Work to be completed:
Can you transcribe every line exactly and leave the pictures behind?

------------------------

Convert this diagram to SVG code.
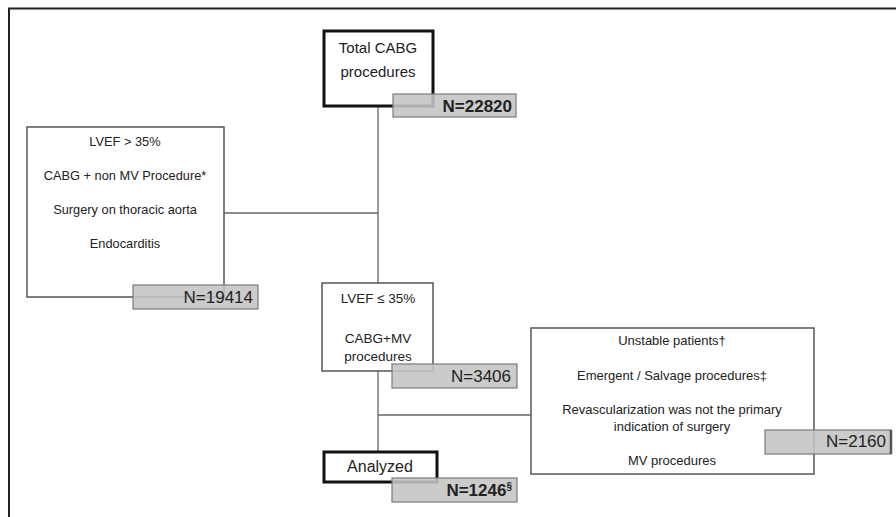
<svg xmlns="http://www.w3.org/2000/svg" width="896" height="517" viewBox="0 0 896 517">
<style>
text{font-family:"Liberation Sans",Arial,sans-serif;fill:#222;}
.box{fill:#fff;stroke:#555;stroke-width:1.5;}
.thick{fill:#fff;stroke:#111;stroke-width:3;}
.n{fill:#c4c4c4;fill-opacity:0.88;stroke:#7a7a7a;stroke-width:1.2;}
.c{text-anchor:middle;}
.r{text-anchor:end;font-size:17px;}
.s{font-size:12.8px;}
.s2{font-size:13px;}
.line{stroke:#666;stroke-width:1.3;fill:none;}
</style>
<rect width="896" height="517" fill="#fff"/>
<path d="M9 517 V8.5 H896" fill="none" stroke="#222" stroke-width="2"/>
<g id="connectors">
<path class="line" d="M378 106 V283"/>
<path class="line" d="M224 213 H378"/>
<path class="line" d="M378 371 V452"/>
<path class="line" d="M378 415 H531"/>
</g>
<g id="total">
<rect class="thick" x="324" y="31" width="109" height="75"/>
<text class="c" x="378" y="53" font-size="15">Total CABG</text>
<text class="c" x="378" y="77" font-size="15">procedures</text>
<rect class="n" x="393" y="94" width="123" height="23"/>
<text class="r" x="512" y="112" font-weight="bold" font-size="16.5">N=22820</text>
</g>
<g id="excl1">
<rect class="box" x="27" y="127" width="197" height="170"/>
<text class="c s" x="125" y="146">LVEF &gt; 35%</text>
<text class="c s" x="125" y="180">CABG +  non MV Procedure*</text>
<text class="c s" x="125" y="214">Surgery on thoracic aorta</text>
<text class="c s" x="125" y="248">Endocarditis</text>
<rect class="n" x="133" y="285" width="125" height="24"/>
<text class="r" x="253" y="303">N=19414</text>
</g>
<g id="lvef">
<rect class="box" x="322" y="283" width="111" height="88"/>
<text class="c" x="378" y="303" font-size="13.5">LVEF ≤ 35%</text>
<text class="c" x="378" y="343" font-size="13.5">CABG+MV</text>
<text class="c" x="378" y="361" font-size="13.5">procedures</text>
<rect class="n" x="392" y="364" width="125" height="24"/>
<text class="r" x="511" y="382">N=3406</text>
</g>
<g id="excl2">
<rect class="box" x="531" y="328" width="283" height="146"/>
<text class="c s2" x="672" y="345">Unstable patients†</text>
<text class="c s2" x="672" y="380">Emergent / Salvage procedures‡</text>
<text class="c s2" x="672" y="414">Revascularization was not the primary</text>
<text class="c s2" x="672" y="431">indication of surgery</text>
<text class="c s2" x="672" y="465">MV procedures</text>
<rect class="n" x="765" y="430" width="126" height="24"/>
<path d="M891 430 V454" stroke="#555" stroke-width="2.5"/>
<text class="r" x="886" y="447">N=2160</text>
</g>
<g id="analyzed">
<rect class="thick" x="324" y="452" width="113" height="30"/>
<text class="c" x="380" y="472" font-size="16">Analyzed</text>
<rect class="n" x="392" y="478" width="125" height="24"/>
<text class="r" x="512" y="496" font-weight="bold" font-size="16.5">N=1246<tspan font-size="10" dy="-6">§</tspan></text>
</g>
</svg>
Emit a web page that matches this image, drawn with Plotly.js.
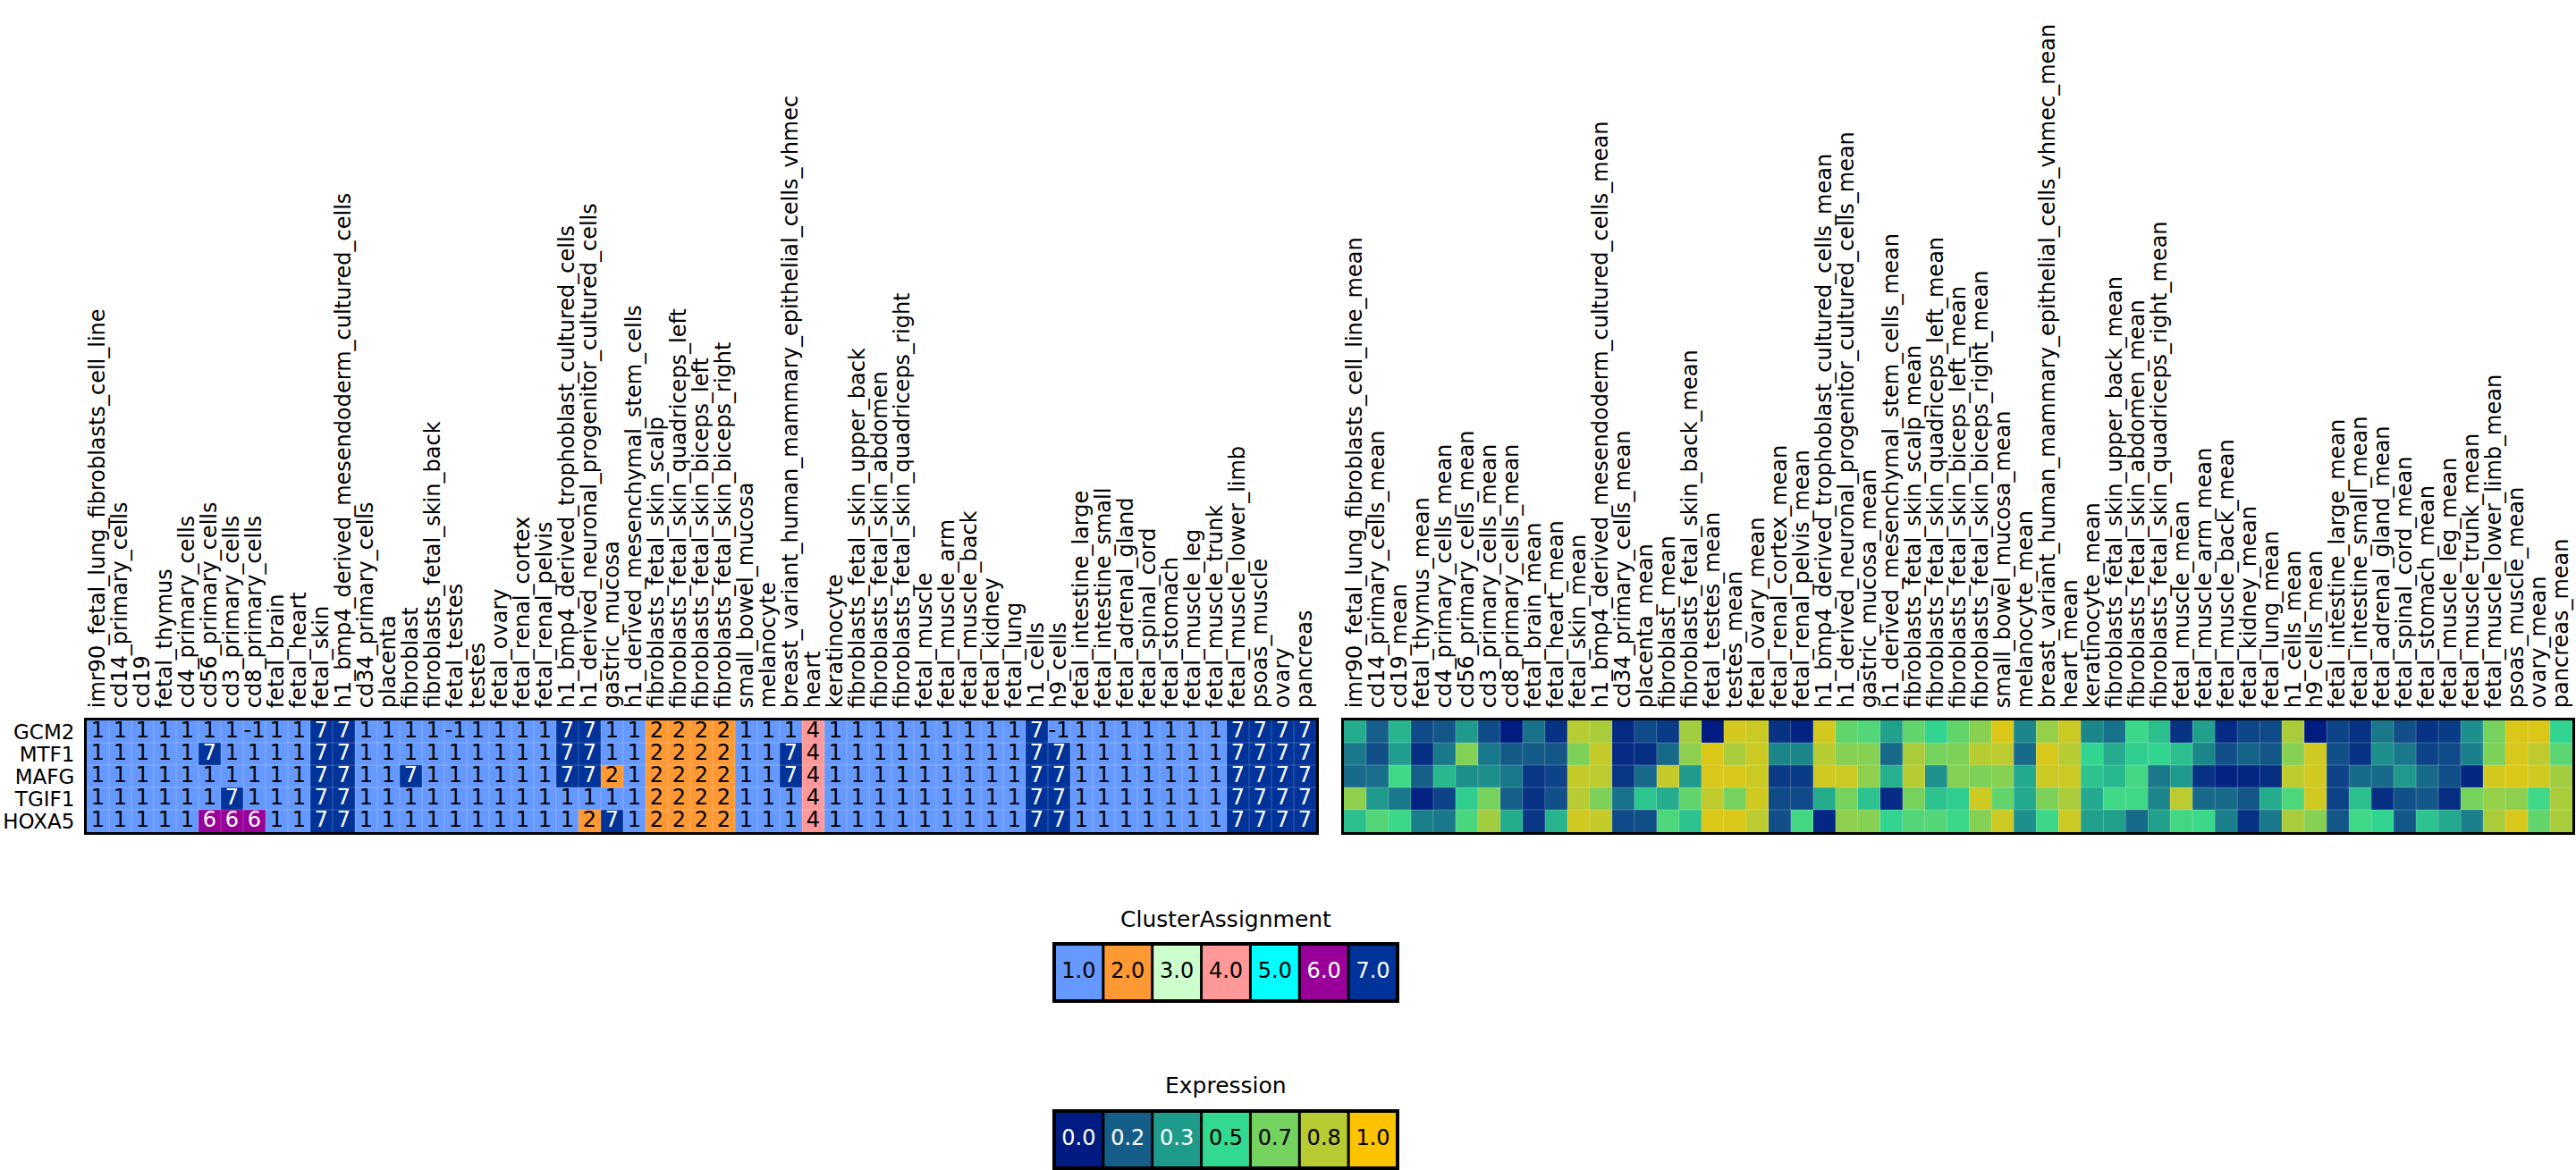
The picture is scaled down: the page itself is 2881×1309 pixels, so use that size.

------------------------

Expected answer:
Convert this diagram to SVG code.
<svg xmlns="http://www.w3.org/2000/svg" width="896" height="517" viewBox="0 0 896 517">
<style>
text{font-family:"Liberation Sans",Arial,sans-serif;fill:#222;}
.box{fill:#fff;stroke:#555;stroke-width:1.5;}
.thick{fill:#fff;stroke:#111;stroke-width:3;}
.n{fill:#c4c4c4;fill-opacity:0.88;stroke:#7a7a7a;stroke-width:1.2;}
.c{text-anchor:middle;}
.r{text-anchor:end;font-size:17px;}
.s{font-size:12.8px;}
.s2{font-size:13px;}
.line{stroke:#666;stroke-width:1.3;fill:none;}
</style>
<rect width="896" height="517" fill="#fff"/>
<path d="M9 517 V8.5 H896" fill="none" stroke="#222" stroke-width="2"/>
<g id="connectors">
<path class="line" d="M378 106 V283"/>
<path class="line" d="M224 213 H378"/>
<path class="line" d="M378 371 V452"/>
<path class="line" d="M378 415 H531"/>
</g>
<g id="total">
<rect class="thick" x="324" y="31" width="109" height="75"/>
<text class="c" x="378" y="53" font-size="15">Total CABG</text>
<text class="c" x="378" y="77" font-size="15">procedures</text>
<rect class="n" x="393" y="94" width="123" height="23"/>
<text class="r" x="512" y="112" font-weight="bold" font-size="16.5">N=22820</text>
</g>
<g id="excl1">
<rect class="box" x="27" y="127" width="197" height="170"/>
<text class="c s" x="125" y="146">LVEF &gt; 35%</text>
<text class="c s" x="125" y="180">CABG +  non MV Procedure*</text>
<text class="c s" x="125" y="214">Surgery on thoracic aorta</text>
<text class="c s" x="125" y="248">Endocarditis</text>
<rect class="n" x="133" y="285" width="125" height="24"/>
<text class="r" x="253" y="303">N=19414</text>
</g>
<g id="lvef">
<rect class="box" x="322" y="283" width="111" height="88"/>
<text class="c" x="378" y="303" font-size="13.5">LVEF ≤ 35%</text>
<text class="c" x="378" y="343" font-size="13.5">CABG+MV</text>
<text class="c" x="378" y="361" font-size="13.5">procedures</text>
<rect class="n" x="392" y="364" width="125" height="24"/>
<text class="r" x="511" y="382">N=3406</text>
</g>
<g id="excl2">
<rect class="box" x="531" y="328" width="283" height="146"/>
<text class="c s2" x="672" y="345">Unstable patients†</text>
<text class="c s2" x="672" y="380">Emergent / Salvage procedures‡</text>
<text class="c s2" x="672" y="414">Revascularization was not the primary</text>
<text class="c s2" x="672" y="431">indication of surgery</text>
<text class="c s2" x="672" y="465">MV procedures</text>
<rect class="n" x="765" y="430" width="126" height="24"/>
<path d="M891 430 V454" stroke="#555" stroke-width="2.5"/>
<text class="r" x="886" y="447">N=2160</text>
</g>
<g id="analyzed">
<rect class="thick" x="324" y="452" width="113" height="30"/>
<text class="c" x="380" y="472" font-size="16">Analyzed</text>
<rect class="n" x="392" y="478" width="125" height="24"/>
<text class="r" x="512" y="496" font-weight="bold" font-size="16.5">N=1246<tspan font-size="10" dy="-6">§</tspan></text>
</g>
</svg>
Emit a web page that matches this image, drawn with Plotly.js.
The picture is scaled down: the page itself is 2881×1309 pixels, so use that size.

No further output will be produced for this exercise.